I got the new Mac Mini because my older MacBook Pro 2017 had died - ie, it won't even power on. The 2017 has a soldered-on hard drive - which can't be removed and placed into an enclosure for data retrieval. (At least not at my level of proficiency in hardware repair.)
I did, however, have a full Time Machine backup. Again, Time Machine actually has an option to "Restore ... to ..." a different location, including external drives. However, that option is not currently working on Sequoia 15.5. I did report this in a feedback to Apple.

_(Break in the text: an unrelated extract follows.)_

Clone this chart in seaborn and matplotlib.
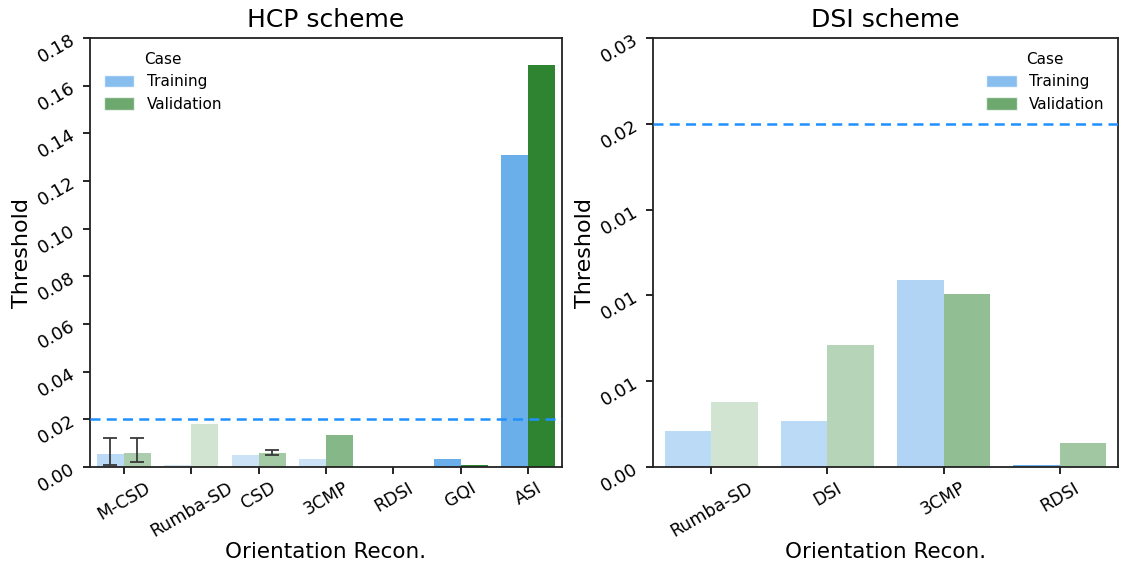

Instead, I used the "Copy" command, within Time Machine, to copy the data that wouldn't fit on the Mac Mini into a large external drive I had formatted for the purpose of holding the MacBook Pro's extra data. That required slightly different steps, but worked great! Now, I have all the data from the MacBook Pro's much larger drive stored nicely on an external that I can even add to my new Mac Mini's Time Machine backups.
And, as far as the comment:
In the future always get the same or more storage than you had on the old Mac.
I hadn't planned and budgeted for a new computer at this time, so coming up with the cost of a replacement at all - let alone an additional $400 to push the Mac Mini's 256 GB to a full 1 TB - wasn't an option. I had to make due with what I can currently afford while still budgeting for a new high-end MBP within the next year or two.